2. Two days after my ex and I finally broke up for good, I called Peter and met him at 1am at Coffee Shop on Union Square. Always a perfect gentleman, he volunteered to drop me off at home in a taxi. As the cab stopped at a light somewhere around 8th street, he leaned in to kiss me. Three seconds after his lips had touched mine, I pushed him away, screamed “I can’t!” and jumped out of the moving vehicle.

3. Last summer, I invited Peter to come to Gillian’s to celebrate my first night back in New York. At this point, all my friends knew about him, yet none of them had actually met him. I was dying to have him vetted.. Maybe now, after the 15th (or more like the 20th) date, it could somehow work out? By the time Peter came, my friends had finished 5 pitchers of mojitos, at which point they would have been accepting of a one-legged unicorn as my boyfriend. After a warm hello, my girlfriend asked Peter what he did. “I work in the circus”, was his response. The awkward silence that followed was a clear indicator that my doubts had been justified. We then headed to ACME, where I was informed that we could only go in “without the guy”. I turned around and wished Peter good night, fully convinced that I would never see him again.

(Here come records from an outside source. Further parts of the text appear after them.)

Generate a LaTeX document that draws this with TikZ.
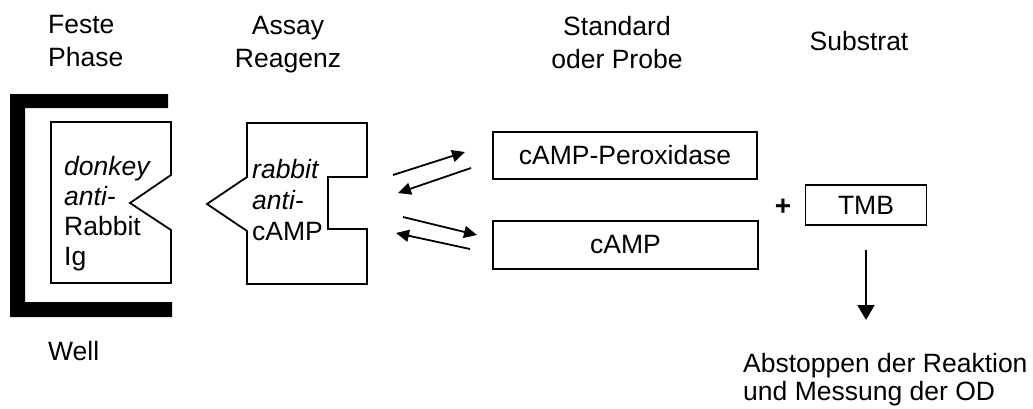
\documentclass[tikz,border=0pt]{standalone}
\usepackage{fontspec}
\setmainfont{Liberation Sans}
\usetikzlibrary{arrows.meta}
\begin{document}
\begin{tikzpicture}[x=1pt,y=-1pt,
  txt/.style={inner sep=0pt, font=\fontsize{26.5}{33}\selectfont},
  box/.style={draw, line width=1.8pt, inner sep=0pt, font=\fontsize{26.5}{30}\selectfont},
  outline/.style={draw, line width=1.8pt, line join=miter},
  arr/.style={line width=1.8pt, -{Triangle[length=13pt,width=12pt]}},
  downarr/.style={line width=1.8pt, -{Triangle[length=15pt,width=17pt]}}]
\useasboundingbox (0,0) rectangle (1033,408);

% headers (base anchor = baseline of last line)
\node[txt, anchor=base west, align=left] (feste) at (48,66) {Feste\\Phase};
\node[txt, anchor=base, align=center] (assay) at (288,67) {Assay\\Reagenz};
\node[txt, anchor=base, align=center] (standard) at (617,68) {Standard\\oder Probe};
\node[txt, anchor=base] (substrat) at (859,50) {Substrat};

% well bracket
\fill (10,94) -- (168,94) -- (168,108) -- (25,108) -- (25,302) -- (172,302)
  -- (172,317) -- (10,317) -- cycle;
\node[txt, anchor=base west] (well) at (48,360) {Well};

% donkey antibody
\path[outline] (51,122) -- (171,122) -- (171,175) -- (130,203) -- (171,230)
  -- (171,283) -- (51,283) -- cycle;
\node[txt, anchor=base west, align=left, font=\fontsize{26.5}{30}\selectfont] (donkey) at (64,265)
  {\textit{donkey}\\\textit{anti-}\\Rabbit\\Ig};

% rabbit antibody
\path[outline] (247,123) -- (367,123) -- (367,177) -- (328,177) -- (328,229)
  -- (367,229) -- (367,284) -- (247,284) -- (247,231) -- (207,204) -- (247,177) -- cycle;
\node[txt, anchor=base west, align=left, font=\fontsize{26.5}{31}\selectfont] (rabbit) at (252,240)
  {\textit{rabbit}\\\textit{anti-}\\cAMP};

% equilibrium arrows
\coordinate (a1s) at (393,175); \coordinate (a1e) at (465,152);
\coordinate (a2s) at (471,168); \coordinate (a2e) at (398,193);
\coordinate (a3s) at (403,217); \coordinate (a3e) at (477,235);
\coordinate (a4s) at (470,249); \coordinate (a4e) at (396,233);
\draw[arr] (a1s) -- (a1e);
\draw[arr] (a2s) -- (a2e);
\draw[arr] (a3s) -- (a3e);
\draw[arr] (a4s) -- (a4e);

% boxes
\node[box, minimum width=264pt, minimum height=47pt] (perox) at (625,155.5) {cAMP-Peroxidase};
\node[box, minimum width=265pt, minimum height=48pt] (camp) at (625.5,245) {cAMP};
\node[txt, font=\fontsize{28}{30}\selectfont\bfseries] (plus) at (783,207) {+};
\node[box, minimum width=121pt, minimum height=40pt] (tmb) at (866,205) {TMB};

% stop arrow
\coordinate (stop) at (866,320);
\draw[downarr, shorten <=24pt] (tmb.south) -- (stop);
\node[txt, anchor=base west, align=left, font=\fontsize{26.5}{28}\selectfont] (abst) at (743,400)
  {Abstoppen der Reaktion\\und Messung der OD};
\end{tikzpicture}
\end{document}
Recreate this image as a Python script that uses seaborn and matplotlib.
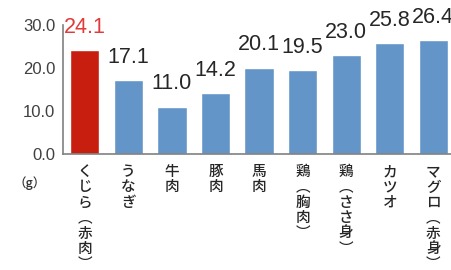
import matplotlib
matplotlib.use("Agg")
import matplotlib.pyplot as plt
import seaborn as sns
import numpy as np

# data
foods = ["くじら（赤肉）", "うなぎ", "牛肉", "豚肉", "馬肉",
         "鶏（胸肉）", "鶏（ささ身）", "カツオ", "マグロ（赤身）"]
protein = [24.1, 17.1, 11.0, 14.2, 20.1, 19.5, 23.0, 25.8, 26.4]
yticks = [0, 10, 20, 30]

RED = "#C81E10"
BLUE = "#6395C8"
colors = [RED] + [BLUE] * (len(foods) - 1)

sns.set_style("white")
plt.rcParams["font.family"] = ["Liberation Sans", "Noto Sans CJK JP", "DejaVu Sans"]


def vertical(s):
    # stack characters, parentheses turned into vertical forms
    s = s.replace("（", "︵").replace("）", "︶")
    return "\n".join(s)


fig = plt.figure(figsize=(4.52, 2.70), dpi=100)
ax = fig.add_axes([63 / 452, 1 - 154 / 270, (452 - 63) / 452 * 1.008, (154 - 25) / 270])

sns.barplot(x=foods, y=protein, hue=foods, palette=colors, legend=False,
            width=0.67, saturation=1, ax=ax)

ax.set_ylim(0, 30)
ax.set_xlim(-0.5, len(foods) - 0.5)
ax.set_yticks(yticks)
ax.set_yticklabels([f"{v:.1f}" for v in yticks], fontsize=12, color="#404040")

ax.set_xticks(range(len(foods)))
ax.set_xticklabels([vertical(f) for f in foods], family=["Noto Sans CJK JP"],
                   fontsize=10.5, linespacing=1.12, va="top", weight="medium")
ax.set_xticks(np.arange(-0.5, len(foods)), minor=True)
ax.tick_params(axis="x", which="major", length=0, pad=8)
ax.tick_params(axis="x", which="minor", length=7, direction="inout", color="#808080", width=1)
ax.tick_params(axis="y", length=7, direction="inout", color="#808080", width=1, pad=2)

for side in ["top", "right"]:
    ax.spines[side].set_visible(False)
for side in ["left", "bottom"]:
    ax.spines[side].set_color("#808080")
    ax.spines[side].set_linewidth(1.2)

ax.set_xlabel("")
ax.set_ylabel("")

for i, v in enumerate(protein):
    ax.annotate(f"{v:.1f}", (i, v), xytext=(0, 12.5), textcoords="offset points",
                ha="center", va="baseline", fontsize=15.5,
                color="#E03A3A" if i == 0 else "#262626", clip_on=False)

fig.text(30 / 452, 1 - 183 / 270, "（g）", family=["Noto Sans CJK JP"],
         fontsize=9, ha="center", va="center", color="#333333", weight="medium")

fig.savefig("out.png", dpi=100)
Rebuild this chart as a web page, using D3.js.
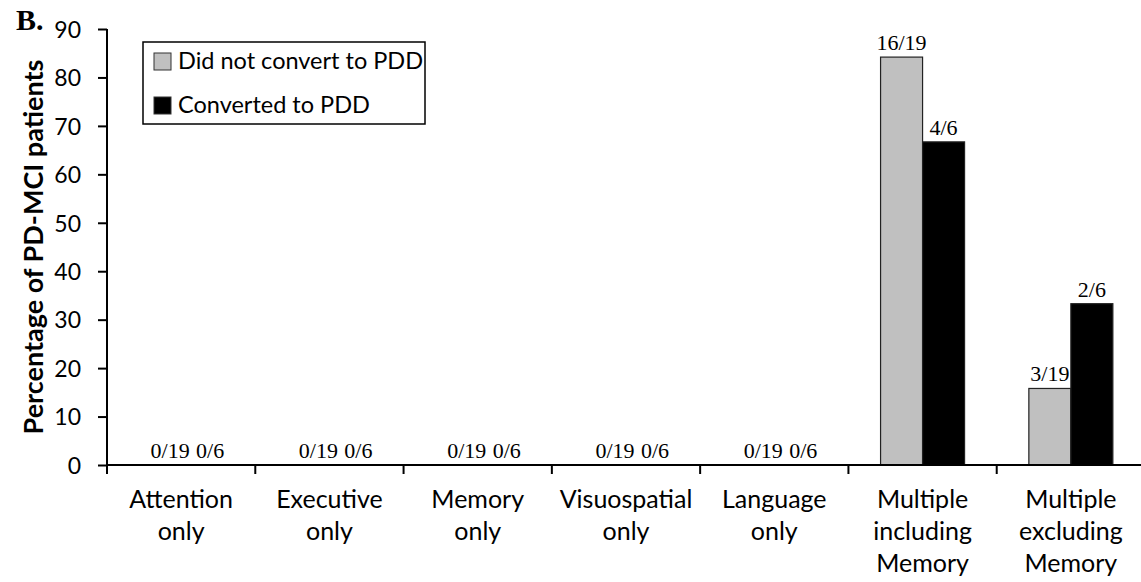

4. Last month, I came to New York and turned on my phone. There was Peter on What’s App, waiting for his next round of hell! We agreed to meet in the East Village on a Friday night. I arrived accompanied by my friend and my 16-year-old niece, who had recently conducted the classic high-school experiment of consuming hard liquor on an empty stomach. As Peter observed the scantily clad mini-me flash her Maryland ID and saunter into the bar, he had a look on his face that suggested that he finally knew the truth: swapping DNA with me would be a very, very bad idea.

Of course, he still called the next day.

I always feel guilty when I think of Peter. Every time a guy screws me over, stands me up, or just disappears into the abyss, I acknowledge that Karma must be paying me back to for being a bitch to the only relentlessly nice guy I’ve ever known. However, each time I see him, my gut tells me the exact same thing I felt on our very first date at the Michelin restaurant, with the grown-up waiters and the amuse-bouches: this guy is not for me. And no matter how many dates we go on, or how many chances we give it, I will never be that happy girl at the bachelorette party, blubbering about my sudden evolution of feelings. Some of us just need that something special, that extra je ne said quoi, that feeling that makes us want to either love or kill a person, but certainly not run away.

4 Comments

  • Totally get this. No reason not to fall for the guy, but inexplicably, he’s just not for you. At the end of the day, you’d be lying to him and yourself if you’d forced yourself to stay! x

  • Experience; a blessing and a curse (at least in this department). Peter would be a “great catch” for the girl who’s never had the je ne sais quoi moment. She would even love him for the simple, boring, well mannered man that he’s described to be.

    • That’s probably true, but it doesn’t stop me from occasionally envying this hypothetic “simple” girl who would be fine settling a Peter.. Life would just be so much easier!